In 2004, in an attempt to cut costs in the state budget, the Pataki Administration imposed new “household budgeting” rules for families that were by definition very poor – living on public assistance with the added financial burden of caring for a disabled household member.  At the time, the Pataki Administration estimated that the change would save $30 million.  The rule change initially affected approximately 27,000 households each of which lost an average of $90 each month in benefits. Small families in downstate areas were even harder hit, with some households losing close to $200 a month.  Over the course of the litigation, as additional families applied for assistance, nearly 50,000 households were affected by the reduction in benefits.

I remember my shock when this proposal was made. To be sure, people in poverty were America’s “designated peril to the republic” when Governor Pataki was elected with the conservative wave of 1994.  A decade later, however, we had new designated perils, and besides, the damage to the poor had been done.

Yet Governor Pataki apparently had left his heart in San Francisco and didn’t care to go back and look for it. So he took food out of the mouths of poor people with disabilities.

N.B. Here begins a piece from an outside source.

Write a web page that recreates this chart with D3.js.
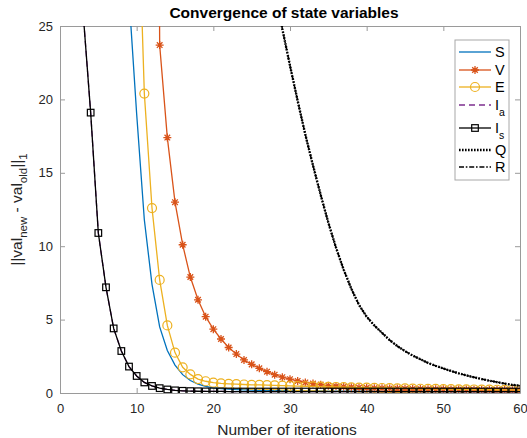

Fortunately, justice won.

The court battle came to conclusion in early September, when Monroe County Supreme Court Justice David Egan signed a final judgment, declaring the Administration’s budgeting change illegal and directing the Office of Temporary and Disability Assistance (OTDA) to move forward with a plan to prospectively increase benefits to affected families and to calculate retroactive awards. As a result, new applicants and many current recipients immediately began receiving the appropriate, higher monthly benefit.

By spring of 2008 most current recipients should have received their retroactive benefits.  Those who are no longer on welfare will have the opportunity to have eligibility assessed, but will not receive retroactive awards if they are not currently eligible for public assistance.  Ultimately, it is anticipated that tens of millions of dollars in retroactive awards will flow into the pockets of affected families and into their communities.

Looking good! Kudos to the affected families, the Empire Justice Center, the National Center for Law and Economic Justice, the New York Legal Assistance Group and the Legal Aid Society (NYC) for fighting the good fight.

Memo to Ralph Nader: there most certainly is a dime’s worth of difference.